── Material

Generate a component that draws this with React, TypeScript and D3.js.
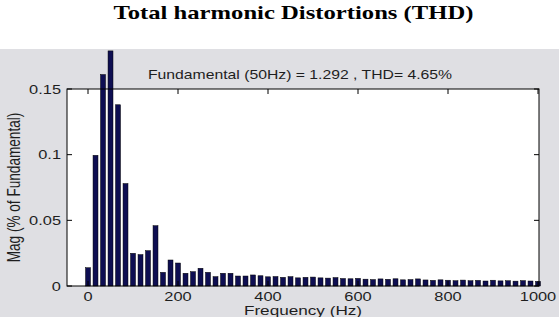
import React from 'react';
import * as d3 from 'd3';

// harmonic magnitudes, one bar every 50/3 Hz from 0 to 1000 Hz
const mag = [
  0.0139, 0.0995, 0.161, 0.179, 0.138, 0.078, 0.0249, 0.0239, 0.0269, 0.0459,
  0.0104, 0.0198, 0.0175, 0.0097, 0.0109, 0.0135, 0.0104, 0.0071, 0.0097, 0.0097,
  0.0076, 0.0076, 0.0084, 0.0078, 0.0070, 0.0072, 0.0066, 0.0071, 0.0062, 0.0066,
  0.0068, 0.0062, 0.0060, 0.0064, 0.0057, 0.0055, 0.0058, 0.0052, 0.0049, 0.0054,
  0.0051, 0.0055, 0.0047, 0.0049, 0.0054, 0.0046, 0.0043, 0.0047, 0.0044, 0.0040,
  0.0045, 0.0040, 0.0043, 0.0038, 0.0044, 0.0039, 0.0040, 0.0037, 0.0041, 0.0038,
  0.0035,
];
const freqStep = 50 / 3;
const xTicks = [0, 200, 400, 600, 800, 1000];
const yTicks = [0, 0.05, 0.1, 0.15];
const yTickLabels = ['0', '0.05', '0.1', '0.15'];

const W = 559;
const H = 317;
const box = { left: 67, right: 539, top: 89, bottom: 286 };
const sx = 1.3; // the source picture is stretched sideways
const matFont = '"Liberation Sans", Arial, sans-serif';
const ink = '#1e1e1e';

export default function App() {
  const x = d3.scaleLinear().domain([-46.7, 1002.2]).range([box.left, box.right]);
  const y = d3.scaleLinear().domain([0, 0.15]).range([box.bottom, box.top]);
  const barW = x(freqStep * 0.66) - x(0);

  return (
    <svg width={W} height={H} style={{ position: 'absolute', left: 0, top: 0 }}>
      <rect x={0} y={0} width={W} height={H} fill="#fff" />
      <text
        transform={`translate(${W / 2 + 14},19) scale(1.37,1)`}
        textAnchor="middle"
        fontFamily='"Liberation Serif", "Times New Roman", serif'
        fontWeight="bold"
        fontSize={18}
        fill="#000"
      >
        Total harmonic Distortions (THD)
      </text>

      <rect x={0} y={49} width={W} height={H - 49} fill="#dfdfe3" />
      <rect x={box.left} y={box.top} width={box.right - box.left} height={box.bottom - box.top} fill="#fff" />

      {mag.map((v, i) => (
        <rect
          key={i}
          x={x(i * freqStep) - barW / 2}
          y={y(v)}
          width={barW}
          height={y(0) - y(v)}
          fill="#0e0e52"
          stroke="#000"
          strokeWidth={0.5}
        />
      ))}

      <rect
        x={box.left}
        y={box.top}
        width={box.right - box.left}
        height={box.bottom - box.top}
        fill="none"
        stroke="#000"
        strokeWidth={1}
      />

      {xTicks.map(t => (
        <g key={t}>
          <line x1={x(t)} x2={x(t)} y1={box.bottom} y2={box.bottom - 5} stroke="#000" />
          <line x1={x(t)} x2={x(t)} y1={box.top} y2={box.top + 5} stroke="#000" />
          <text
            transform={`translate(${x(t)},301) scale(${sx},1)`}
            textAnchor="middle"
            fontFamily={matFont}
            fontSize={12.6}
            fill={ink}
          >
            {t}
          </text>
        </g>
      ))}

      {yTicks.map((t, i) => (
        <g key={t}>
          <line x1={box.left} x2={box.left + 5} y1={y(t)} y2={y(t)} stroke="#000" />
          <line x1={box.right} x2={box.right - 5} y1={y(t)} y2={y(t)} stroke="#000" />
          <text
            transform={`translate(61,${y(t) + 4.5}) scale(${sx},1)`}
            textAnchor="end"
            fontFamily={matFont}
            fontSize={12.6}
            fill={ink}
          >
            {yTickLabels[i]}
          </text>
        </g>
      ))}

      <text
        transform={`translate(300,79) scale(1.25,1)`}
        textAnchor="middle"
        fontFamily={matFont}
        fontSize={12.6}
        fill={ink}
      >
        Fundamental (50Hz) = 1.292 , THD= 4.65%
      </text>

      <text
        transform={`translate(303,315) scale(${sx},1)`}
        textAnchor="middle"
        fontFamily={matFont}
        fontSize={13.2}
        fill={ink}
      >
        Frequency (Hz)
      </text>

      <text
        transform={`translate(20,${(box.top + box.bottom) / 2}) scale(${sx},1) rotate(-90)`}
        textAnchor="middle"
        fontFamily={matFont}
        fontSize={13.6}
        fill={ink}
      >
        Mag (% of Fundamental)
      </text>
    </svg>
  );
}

────

▶ [What you have to do] Exactly as written, please give again the lines from the beginning of the listing through the line containing "import * as d3 from 'd3';", inclusive, without any pictures.

▶ [Final result]
Generate a component that draws this with React, TypeScript and D3.js.
import React from 'react';
import * as d3 from 'd3';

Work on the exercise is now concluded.